冤罪になっても

「祭司長たちや下役どもはイエスを見ると、叫んで「十字架につけよ、十字架につけよ」と言った。ピラトは彼らに言った、「あなたがたが、この人を引き取って十字架につけるがよい。わたしは、彼にはなんの罪も見いだせない」。 ユダヤ人たちは彼に答えた、「わたしたちには律法があります。その律法によれば、彼は自分を神の子としたのだから、死罪に当る者です」。 ピラトがこの言葉を聞いたとき、ますますおそれ、 もう一度官邸にはいってイエスに言った、「あなたは、もともと、どこからきたのか」。しかし、イエスはなんの答もなさらなかった。」(ヨハネによる福音書 19:6-9)

イエスキリストが自分を神の子としたことで、ユダヤ人たちは自分たちの律法によれば、イエスは死罪に当たると言った。だから祭司長たちや下役どもはイエスを見ると叫んで「十字架につけよ、十字架につけよ」と言った。

イエスが何か悪を行ったり、誰かしらに迷惑をかけた訳ではないのは罪を知らない方であるから、何一つ後ろめたさなど無い。ユダヤ教の指導者たちがイエスの働きに嫉妬していたため、イエスを十字架で抹殺することを謀ったのだった。

イエスが死罪に当たることは何一つしていないことは、ユダヤ地方を実効支配していたローマの法律によっても明らかだった。

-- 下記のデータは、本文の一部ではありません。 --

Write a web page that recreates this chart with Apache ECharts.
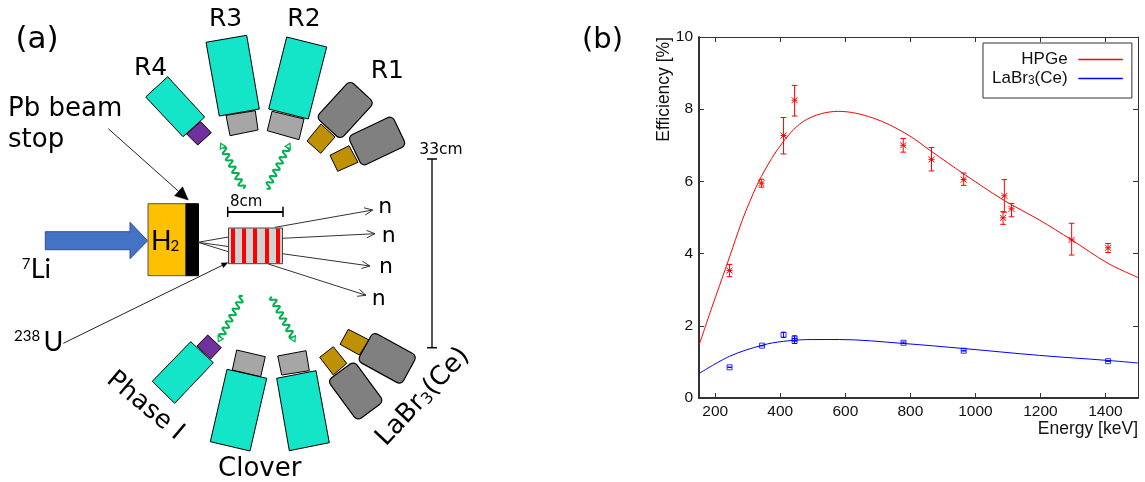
<!DOCTYPE html>
<html><head><meta charset="utf-8">
<style>html,body{margin:0;padding:0;background:#fff}#c{width:1145px;height:482px}</style>
<script src="https://cdn.jsdelivr.net/npm/echarts@6/dist/echarts.min.js"></script>
</head><body><div id="c"></div>
<script>
// ---- chart data ----
const xTicks = [200,400,600,800,1000,1200,1400];
const yTicks = [0,2,4,6,8,10];
const hpgeCurve = [[150,1.46],[190,2.52],[236,3.70],[271,4.62],[295,5.20],[342,6.14],[410,7.11],[480,7.71],[579,7.94],[684,7.76],[787,7.32],[865,6.83],[964,6.21],[1089,5.47],[1197,4.93],[1296,4.38],[1408,3.73],[1500,3.34]];
const labrCurve = [[150,0.675],[244,1.155],[344,1.46],[410,1.57],[500,1.62],[582,1.62],[779,1.51],[964,1.37],[1197,1.18],[1408,1.04],[1500,0.97]];
// energy, value, upper, lower
const hpgePoints = [[244,3.53,3.70,3.36],[342,5.95,6.06,5.84],[410,7.27,7.77,6.76],[444,8.25,8.66,7.81],[778,7.00,7.19,6.81],[865,6.61,6.94,6.29],[964,6.05,6.23,5.89],[1085,4.99,5.16,4.81],[1089,5.60,6.05,5.15],[1111,5.24,5.39,5.02],[1296,4.38,4.84,3.96],[1408,4.16,4.28,4.03]];
const labrPoints = [[244,0.85,0.855,0.845],[344,1.45,1.455,1.445],[410,1.75,1.82,1.68],[444,1.58,1.65,1.51],[444,1.65,1.72,1.58],[779,1.53,1.55,1.51],[964,1.31,1.32,1.30],[1408,1.02,1.025,1.015]];

const DJ = '"DejaVu Sans"', LS = '"Liberation Sans"', CAL = 'Lato';
const TEAL='#14e4c8', GREY='#a6a6a6', PURPLE='#7030a0', GOLD='#bf9000', DGREY='#808080';

function poly(pts, fill, stroke, lw){
  return {type:'polygon', shape:{points:pts}, style:{fill:fill||'none', stroke:stroke||'#000', lineWidth:lw==null?1:lw}, silent:true};
}
function line(pts, stroke, lw){
  return {type:'polyline', shape:{points:pts}, style:{fill:'none', stroke:stroke||'#000', lineWidth:lw==null?1:lw}, silent:true};
}
function rrect(cx,cy,w,h,deg,r,fill){
  return {type:'rect', x:cx, y:cy, rotation:deg*Math.PI/180, shape:{x:-w/2,y:-h/2,width:w,height:h,r:r}, style:{fill:fill,stroke:'#000',lineWidth:1.2}, silent:true};
}
// x, baseline y
function txt(x,y,t,size,fam){
  return {type:'text', x:x, y:y-0.3*size, silent:true, style:{text:t, fill:'#000', font:size+'px '+fam, align:'left', verticalAlign:'middle'}};
}
function arrowOpen(x0,y0,x1,y1,col){
  const a=Math.atan2(y1-y0,x1-x0), L=9, s=0.42;
  return [line([[x0,y0],[x1,y1]],col,1),
          line([[x1-L*Math.cos(a-s),y1-L*Math.sin(a-s)],[x1,y1],[x1-L*Math.cos(a+s),y1-L*Math.sin(a+s)]],col,1)];
}
function arrowSolid(x0,y0,x1,y1,L,hw){
  const a=Math.atan2(y1-y0,x1-x0), c=Math.cos(a), s=Math.sin(a);
  const bx=x1-L*c, by=y1-L*s;
  return [line([[x0,y0],[bx,by]],'#222',1), poly([[x1,y1],[bx-hw*s,by+hw*c],[bx+hw*s,by-hw*c]],'#000','#000',0.5)];
}
function wavy(x0,y0,x1,y1){
  // decorative gamma-ray squiggle
  const len=Math.hypot(x1-x0,y1-y0), ux=(x1-x0)/len, uy=(y1-y0)/len, nx=-uy, ny=ux;
  const pts=[], end=len-5, n=Math.round(end*1.5);
  for(let i=0;i<=n;i++){
    const t=i/n*end, w=2.8*Math.sin(t/end*Math.PI*2*6.5);
    pts.push([x0+ux*t+nx*w, y0+uy*t+ny*w]);
  }
  const bx=x0+ux*end, by=y0+uy*end;
  return [line(pts,'#00b050',2),
          poly([[x1,y1],[bx+nx*3,by+ny*3],[bx-nx*3,by-ny*3]],'#dff5e8','#00b050',1.2)];
}

const g = [];
// R detectors
g.push(poly([[206,42.3],[246.7,35.3],[259.3,109],[219.3,116]],TEAL));
g.push(poly([[226,115.3],[255.3,110.7],[258,130],[230,135.7]],GREY));
g.push(poly([[167.7,76.7],[204.7,117],[183,136.7],[145.7,97]],TEAL));
g.push(poly([[200.7,121.7],[211.3,132.7],[197.7,145],[186.7,134]],PURPLE));
g.push(poly([[286.7,37],[326.7,47],[308.3,119],[268.7,109]],TEAL));
g.push(poly([[272,111.3],[267.3,130.7],[299,139.7],[304,119]],GREY));
g.push(poly([[321,124],[335,137],[320.7,153.3],[307,141]],GOLD));
g.push(rrect(345.2,110,50,33,47.5,5,DGREY));
g.push(poly([[349,145.7],[358,162.3],[337.7,171.3],[330,155.3]],GOLD));
g.push(rrect(377.1,141,49,33,25.6,5,DGREY));
// lower detectors
g.push(poly([[190.7,341.7],[213.3,362.7],[174.7,403.3],[152.3,381.3]],TEAL));
g.push(poly([[207.7,335],[221.3,347.7],[210.7,359],[197,346]],PURPLE));
g.push(poly([[236.7,350],[265.3,356.7],[260.7,376.7],[232.3,370]],GREY));
g.push(poly([[227,369.3],[266.7,378.3],[250,451],[210.3,441.7]],TEAL));
g.push(poly([[277.7,356],[281.7,375],[309.3,370.7],[306,350.7]],GREY));
g.push(poly([[276.7,378.3],[316,370.7],[329.3,442.7],[289.3,450.7]],TEAL));
g.push(poly([[333.3,346.7],[346.7,363.3],[333.3,375],[319.7,357.3]],GOLD));
g.push(rrect(355.7,391,50,33,-53.6,5,DGREY));
g.push(poly([[348.3,329.3],[369,340],[359.3,355],[340,344.3]],GOLD));
g.push(rrect(387.2,358.3,50,33,-28.8,5,DGREY));
// gamma rays
g.push(...wavy(243.3,188.7,220.7,143.3), ...wavy(266.7,188.7,290,143.3), ...wavy(242.7,296,218.3,341.7), ...wavy(271.7,296.7,295,341.7));
// beam
g.push(poly([[45.3,231.7],[130,231.7],[130,222.3],[147.7,240.7],[130,258.7],[130,249.7],[45.3,249.7]],'#4472c4','#2f528f',1));
{const r=(x,y,w,h,f,s)=>({type:'rect',shape:{x,y,width:w,height:h},style:{fill:f,stroke:s||'none',lineWidth:1},silent:true});
 g.push(r(148,203.7,38,72,'#ffc000','#555'));
 g.push(r(186,203.7,12.5,72,'#000','#000'));
 // lines from the stop to the target, and outgoing neutrons
 g.push(line([[198,242.3],[228.3,237]],'#333'),line([[198,242.3],[228.3,246.5]],'#333'),line([[198,242.3],[228.3,251.7]],'#333'));
 g.push(r(228.5,228,54,35.7,'#d2d2d2','#444'));
 [231,242,253,265,276].forEach(x=>g.push(r(x,228.5,4,35,'#ff0000')));
 g.push(...arrowOpen(275,227.3,372.7,210,'#333'),...arrowOpen(282.3,238.3,375,233.7,'#333'),...arrowOpen(282.3,253.7,370,266,'#333'),...arrowOpen(268.3,264,366,295.3,'#333'));
}
// scale bars
g.push(line([[227.7,212],[283,212]],'#000',2),line([[227.7,206.7],[227.7,217]],'#000',1.5),line([[283,206.7],[283,217]],'#000',1.5));
g.push(line([[432,159],[432,347.7]],'#222',1.5),line([[427,159],[437,159]],'#000',1.5),line([[427,347.7],[437,347.7]],'#000',1.5));
// pointers
g.push(...arrowSolid(108.3,128.7,188.3,200,13,6), ...arrowSolid(63.3,343.3,227.7,262.7,6,2.5));
// labels
g.push(txt(15.5,49,'(a)',31,DJ), txt(582,49,'(b)',29,DJ));
g.push(txt(209,26.7,'R3',25,DJ), txt(134,76,'R4',25,DJ), txt(287.3,26.7,'R2',25,DJ), txt(370.7,79.3,'R1',25,DJ));
g.push(txt(8,117.3,'Pb beam',26,DJ), txt(8,148.3,'stop',26,DJ));
g.push(txt(230,207,'8cm',15,DJ), txt(419.3,155,'33cm',15.5,DJ));
g.push(txt(378.3,214,'n',22,DJ), txt(381.7,242.7,'n',22,DJ), txt(379,274,'n',22,DJ), txt(371.7,306,'n',22,DJ));
g.push(txt(151,249.3,'H',27,CAL), txt(170.5,250.7,'2',15,CAL));
g.push(txt(21.7,268.3,'7',15,CAL), txt(30.7,277.3,'Li',27,CAL));
g.push(txt(14,341,'238',15,CAL), txt(43.5,350,'U',27,CAL));
g.push({type:'text',x:145,y:406,rotation:-40*Math.PI/180,silent:true,style:{text:'Phase I',fill:'#000',font:'25.5px '+DJ,align:'center',verticalAlign:'middle'}});
g.push(txt(218,477,'Clover',26,DJ));
g.push({type:'text',x:423,y:397,rotation:47*Math.PI/180,silent:true,style:{text:'{a|LaBr}{b|3}{a|(Ce)}',fill:'#000',align:'center',verticalAlign:'middle',
  rich:{a:{font:'26px '+DJ,fill:'#000',verticalAlign:'bottom'},b:{font:'16px '+DJ,fill:'#000',verticalAlign:'bottom'}}}});

function errItem(color,star){
  return function(params, api){
    const x=api.value(0), top=api.coord([x,api.value(2)]), bot=api.coord([x,api.value(3)]), m=api.coord([x,api.value(1)]);
    const cap=star?2.8:2.2, st={stroke:color,lineWidth:1,fill:'none'}, ln=(a,b,c,d)=>({type:'line',shape:{x1:a,y1:b,x2:c,y2:d},style:st});
    const ch=[ln(top[0],top[1],bot[0],bot[1]),ln(top[0]-cap,top[1],top[0]+cap,top[1]),ln(bot[0]-cap,bot[1],bot[0]+cap,bot[1])];
    if(star){const r=3;ch.push(ln(m[0]-r,m[1],m[0]+r,m[1]),ln(m[0]-r,m[1]-r,m[0]+r,m[1]+r),ln(m[0]-r,m[1]+r,m[0]+r,m[1]-r));}
    return {type:'group',children:ch};
  };
}
const AXC='#333';
const plainLabel = v=>String(v);
const hiddenAxis = ()=>({type:'value',axisLine:{show:true,onZero:false,lineStyle:{color:AXC,width:1}},splitLine:{show:false},axisLabel:{show:false}});
const LEG_ICON='path://M0 0H44V1H0Z';
const chart=echarts.init(document.getElementById('c'),null,{renderer:'canvas'});
chart.setOption({
  animation:false,
  backgroundColor:'#fff',
  textStyle:{fontFamily:LS},
  grid:{left:699,right:7,top:37,bottom:84,containLabel:false,outerBoundsMode:'none'},
  legend:{
    data:[{name:'HPGe',icon:LEG_ICON,itemStyle:{color:'#ff0000',borderColor:'#ff0000',borderWidth:0.5}},
          {name:'LaBr3(Ce)',icon:LEG_ICON,itemStyle:{color:'#0000ff',borderColor:'#0000ff',borderWidth:0.5}}],
    orient:'vertical',align:'right',left:983,top:43,
    padding:[8,9,11,9],itemGap:2,itemWidth:44,itemHeight:14,borderWidth:1,borderColor:'#333',backgroundColor:'#fff',
    selectedMode:false,
    textStyle:{fontFamily:LS,fontSize:17,lineHeight:17,color:'#111',padding:[0,6,0,0],
      rich:{s:{fontFamily:LS,fontSize:12,lineHeight:17,color:'#111',verticalAlign:'bottom'},n:{fontFamily:LS,fontSize:17,lineHeight:17,color:'#111'}}},
    formatter:n=>n==='HPGe'?'HPGe':'{n|LaBr}{s|3}{n|(Ce)}'
  },
  xAxis:[
    {type:'value',min:150,max:1500,position:'bottom',
     name:'Energy [keV]',nameLocation:'end',nameGap:0,nameMoveOverlap:false,
     nameTextStyle:{fontFamily:LS,fontSize:17.5,color:'#111',align:'right',verticalAlign:'top',padding:[22,0,0,0]},
     axisLine:{show:true,onZero:false,lineStyle:{color:AXC,width:2}},
     axisTick:{show:true,inside:true,length:5,lineStyle:{color:AXC,width:1},customValues:xTicks},
     axisLabel:{show:true,fontFamily:LS,fontSize:15.5,color:'#111',margin:6,customValues:xTicks,formatter:plainLabel},
     splitLine:{show:false}},
    Object.assign(hiddenAxis(),{min:150,max:1500,position:'top',
     axisTick:{show:true,inside:true,length:5,lineStyle:{color:AXC,width:1},customValues:xTicks}})
  ],
  yAxis:[
    {type:'value',min:0,max:10,position:'left',
     name:'Efficiency [%]',nameLocation:'end',nameRotate:90,nameGap:0,nameMoveOverlap:false,
     nameTextStyle:{fontFamily:LS,fontSize:17.5,color:'#111',align:'right',verticalAlign:'bottom',padding:[0,0,26,0]},
     axisLine:{show:true,onZero:false,lineStyle:{color:AXC,width:2}},
     axisTick:{show:true,inside:true,length:5,lineStyle:{color:AXC,width:1},customValues:yTicks},
     axisLabel:{show:true,fontFamily:LS,fontSize:15.5,color:'#111',margin:6,customValues:yTicks,formatter:plainLabel},
     splitLine:{show:false}},
    Object.assign(hiddenAxis(),{min:0,max:10,position:'right',
     axisTick:{show:true,inside:true,length:5,lineStyle:{color:AXC,width:1},customValues:yTicks}})
  ],
  series:[
    {name:'HPGe',type:'line',smooth:0.35,symbol:'none',data:hpgeCurve,itemStyle:{color:'#ff0000'},lineStyle:{color:'#ff0000',width:1},clip:true},
    {name:'LaBr3(Ce)',type:'line',smooth:0.35,symbol:'none',data:labrCurve,itemStyle:{color:'#0000ff'},lineStyle:{color:'#0000ff',width:1},clip:true},
    {name:'HPGe pts',type:'custom',renderItem:errItem('#ff0000',true),data:hpgePoints,encode:{x:0,y:[1,2,3]},z:3},
    {name:'LaBr err',type:'custom',renderItem:errItem('#0000ff',false),data:labrPoints,encode:{x:0,y:[1,2,3]},z:3},
    {name:'LaBr pts',type:'scatter',data:labrPoints.map(p=>[p[0],p[1]]),symbol:'rect',symbolSize:5,
      itemStyle:{color:'none',borderColor:'#0000ff',borderWidth:1},z:4}
  ],
  graphic:{elements:g}
});
</script></body></html>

イエスが自らを神の子としたことについてはローマの法では全く問題なく、ローマ総督ピラトはこのことについて無罪だと判決を出している。

今日一般的に死刑判決が出るのは殺人犯たちであるが、ユダヤ人社会では神の子としたことが死罪に当たるという価値観であった。神を冒涜したと見られたのだが、イエスが神の子であることが事実であるとしたら、何も問題ない。

ピラトがイエスに「あなたは、もともと、どこからきたのか」と聞いても、イエスが何も答えなかったのは、たとえ冤罪であっても、十字架について全人類の贖いが父なる神の御心だとわかっていたからである。

世の中理不尽極まりない。正当に物事が運ばないことは山のようにある。しかし神は私たちに対して至って正当に扱い、いや、罪人の私たちに対して憐れみ深く接してくださる。

私たちの罪が無実のイエスを十字架につけた。イエスの十字架がなければ私たちへの贖罪はなかった。私たちに永遠のいのちを与えるほどに神の愛は偉大でおる。

愛する天のお父様、私たちの罪のために十字架で血を流し、私たちの身代わりとなって罰を受けてくださったあなたに感謝します。あなたが私たちを愛してくださったので、私たちもあなたを愛します。主イエスキリストの御名によって、アーメン。